(Part of a data file)
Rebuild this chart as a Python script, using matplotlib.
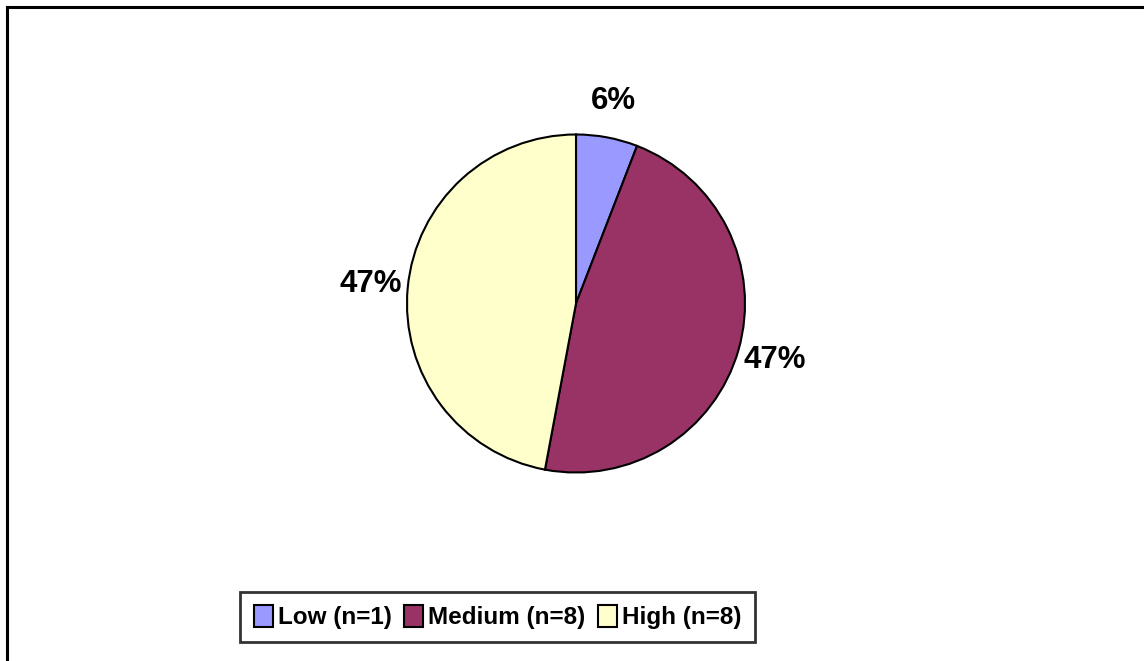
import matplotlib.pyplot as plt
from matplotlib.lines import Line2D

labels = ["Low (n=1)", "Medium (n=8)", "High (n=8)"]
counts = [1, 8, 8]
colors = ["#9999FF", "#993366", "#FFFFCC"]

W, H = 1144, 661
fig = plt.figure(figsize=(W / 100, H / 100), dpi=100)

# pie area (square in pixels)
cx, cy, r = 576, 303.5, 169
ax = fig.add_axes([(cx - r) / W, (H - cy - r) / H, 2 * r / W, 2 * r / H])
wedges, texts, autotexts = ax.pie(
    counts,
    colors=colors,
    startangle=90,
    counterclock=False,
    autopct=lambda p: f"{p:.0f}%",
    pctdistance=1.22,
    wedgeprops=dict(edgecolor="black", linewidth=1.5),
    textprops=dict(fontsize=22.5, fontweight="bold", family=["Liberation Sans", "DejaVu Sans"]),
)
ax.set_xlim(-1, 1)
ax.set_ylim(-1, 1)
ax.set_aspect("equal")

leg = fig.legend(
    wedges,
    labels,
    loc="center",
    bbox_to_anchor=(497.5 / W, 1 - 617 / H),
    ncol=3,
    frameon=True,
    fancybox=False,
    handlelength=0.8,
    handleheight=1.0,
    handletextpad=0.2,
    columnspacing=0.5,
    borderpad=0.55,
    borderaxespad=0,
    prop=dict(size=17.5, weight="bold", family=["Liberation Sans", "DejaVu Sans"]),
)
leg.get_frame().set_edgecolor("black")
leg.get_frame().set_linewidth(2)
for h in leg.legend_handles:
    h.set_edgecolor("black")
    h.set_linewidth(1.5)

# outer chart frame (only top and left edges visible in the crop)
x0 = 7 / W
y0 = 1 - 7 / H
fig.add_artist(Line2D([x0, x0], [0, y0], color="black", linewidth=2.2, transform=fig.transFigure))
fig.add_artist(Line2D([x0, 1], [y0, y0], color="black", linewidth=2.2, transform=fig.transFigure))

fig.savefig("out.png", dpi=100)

...

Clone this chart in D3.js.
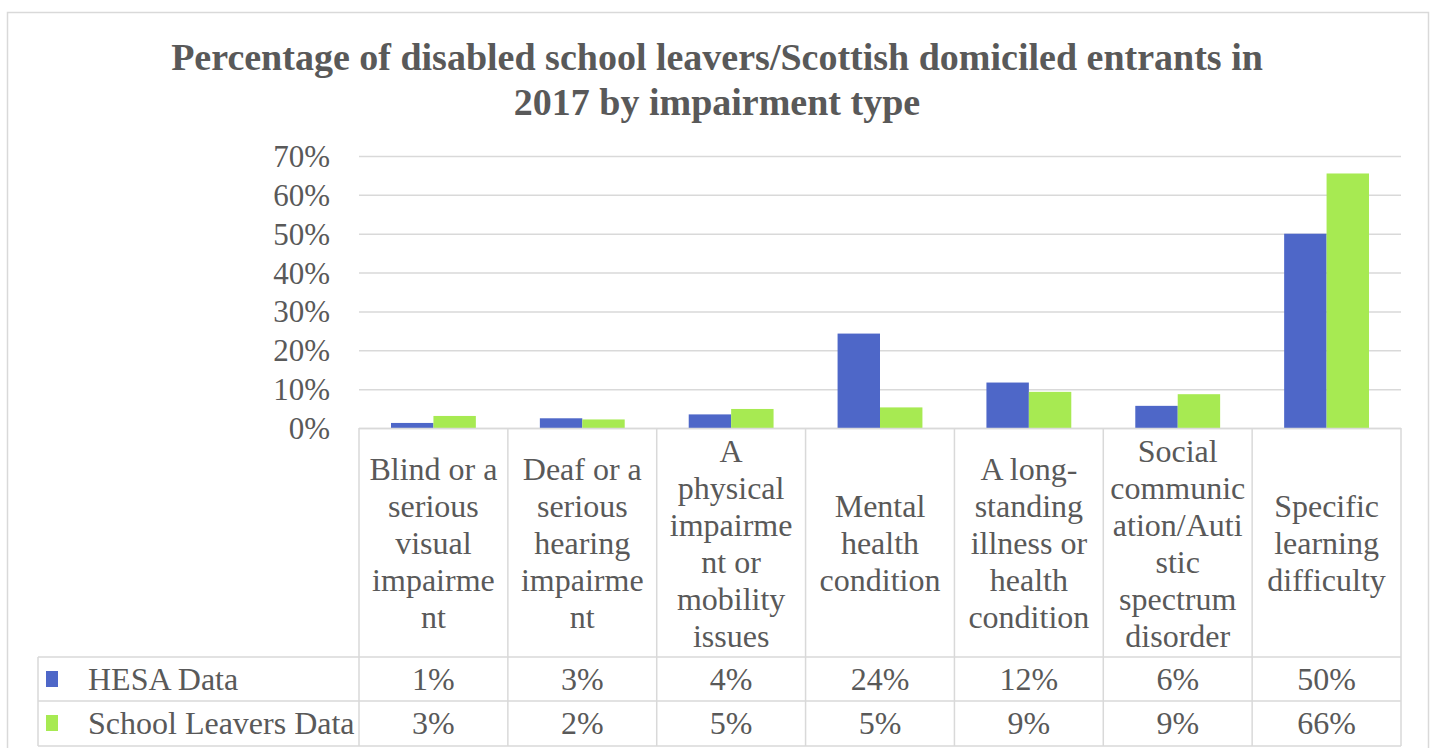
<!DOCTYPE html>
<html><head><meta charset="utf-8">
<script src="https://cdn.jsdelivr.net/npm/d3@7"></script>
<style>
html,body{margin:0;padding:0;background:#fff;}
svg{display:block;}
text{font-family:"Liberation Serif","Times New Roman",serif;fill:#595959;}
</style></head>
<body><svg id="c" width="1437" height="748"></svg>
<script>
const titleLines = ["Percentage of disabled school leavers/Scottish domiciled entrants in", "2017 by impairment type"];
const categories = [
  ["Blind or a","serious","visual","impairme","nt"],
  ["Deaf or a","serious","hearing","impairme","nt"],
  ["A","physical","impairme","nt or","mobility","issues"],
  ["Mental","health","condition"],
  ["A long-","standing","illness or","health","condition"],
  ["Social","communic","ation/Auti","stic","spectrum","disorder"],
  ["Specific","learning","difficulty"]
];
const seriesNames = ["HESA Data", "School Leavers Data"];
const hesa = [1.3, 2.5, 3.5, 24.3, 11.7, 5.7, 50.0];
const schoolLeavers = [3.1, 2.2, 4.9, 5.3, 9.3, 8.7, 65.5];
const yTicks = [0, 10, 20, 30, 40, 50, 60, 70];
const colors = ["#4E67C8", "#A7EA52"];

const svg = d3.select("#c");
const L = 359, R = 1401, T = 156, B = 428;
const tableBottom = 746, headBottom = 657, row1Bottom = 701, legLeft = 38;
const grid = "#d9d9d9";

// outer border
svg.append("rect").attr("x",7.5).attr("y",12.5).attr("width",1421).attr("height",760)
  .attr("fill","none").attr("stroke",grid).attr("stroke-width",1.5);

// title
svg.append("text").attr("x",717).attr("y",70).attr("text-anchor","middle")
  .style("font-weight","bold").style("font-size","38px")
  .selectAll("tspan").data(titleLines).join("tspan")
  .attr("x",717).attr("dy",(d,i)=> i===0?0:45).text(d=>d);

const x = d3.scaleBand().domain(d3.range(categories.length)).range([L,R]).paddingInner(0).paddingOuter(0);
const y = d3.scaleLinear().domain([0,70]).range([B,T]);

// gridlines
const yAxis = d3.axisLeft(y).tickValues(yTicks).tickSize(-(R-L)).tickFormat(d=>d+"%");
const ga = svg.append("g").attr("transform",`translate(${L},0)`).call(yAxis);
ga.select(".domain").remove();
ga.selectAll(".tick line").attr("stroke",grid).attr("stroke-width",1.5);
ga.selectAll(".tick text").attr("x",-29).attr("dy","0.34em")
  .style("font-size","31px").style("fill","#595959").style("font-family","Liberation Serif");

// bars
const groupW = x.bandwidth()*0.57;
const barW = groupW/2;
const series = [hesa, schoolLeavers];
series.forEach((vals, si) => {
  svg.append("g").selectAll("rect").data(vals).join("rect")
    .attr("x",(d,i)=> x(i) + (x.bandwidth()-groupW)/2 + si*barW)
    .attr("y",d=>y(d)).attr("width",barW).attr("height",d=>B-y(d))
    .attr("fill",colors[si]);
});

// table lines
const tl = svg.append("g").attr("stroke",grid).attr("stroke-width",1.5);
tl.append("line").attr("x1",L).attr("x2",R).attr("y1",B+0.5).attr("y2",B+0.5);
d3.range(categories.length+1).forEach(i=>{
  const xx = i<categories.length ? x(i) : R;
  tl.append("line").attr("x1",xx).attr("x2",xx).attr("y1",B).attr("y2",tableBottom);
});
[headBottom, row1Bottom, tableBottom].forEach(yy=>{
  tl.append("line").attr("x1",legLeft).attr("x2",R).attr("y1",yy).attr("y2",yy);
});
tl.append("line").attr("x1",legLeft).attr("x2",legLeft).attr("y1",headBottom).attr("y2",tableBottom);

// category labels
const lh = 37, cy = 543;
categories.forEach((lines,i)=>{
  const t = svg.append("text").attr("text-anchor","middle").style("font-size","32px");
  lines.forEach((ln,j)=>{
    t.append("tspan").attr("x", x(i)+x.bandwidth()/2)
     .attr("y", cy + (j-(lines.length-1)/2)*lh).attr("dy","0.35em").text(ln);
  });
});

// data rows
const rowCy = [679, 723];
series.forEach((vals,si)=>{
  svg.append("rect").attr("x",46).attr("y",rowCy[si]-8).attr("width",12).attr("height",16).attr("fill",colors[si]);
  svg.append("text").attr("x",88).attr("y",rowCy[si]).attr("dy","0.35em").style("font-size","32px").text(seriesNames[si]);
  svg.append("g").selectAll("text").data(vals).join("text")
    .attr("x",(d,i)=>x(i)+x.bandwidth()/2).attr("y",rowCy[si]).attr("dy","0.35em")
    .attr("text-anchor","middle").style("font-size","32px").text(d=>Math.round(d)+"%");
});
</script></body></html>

• TO BE DONE: From the data above, copy each line that has the string "matplotlib".

• RESPONSE FOR THIS EXERCISE:
Rebuild this chart as a Python script, using matplotlib.
import matplotlib.pyplot as plt
from matplotlib.lines import Line2D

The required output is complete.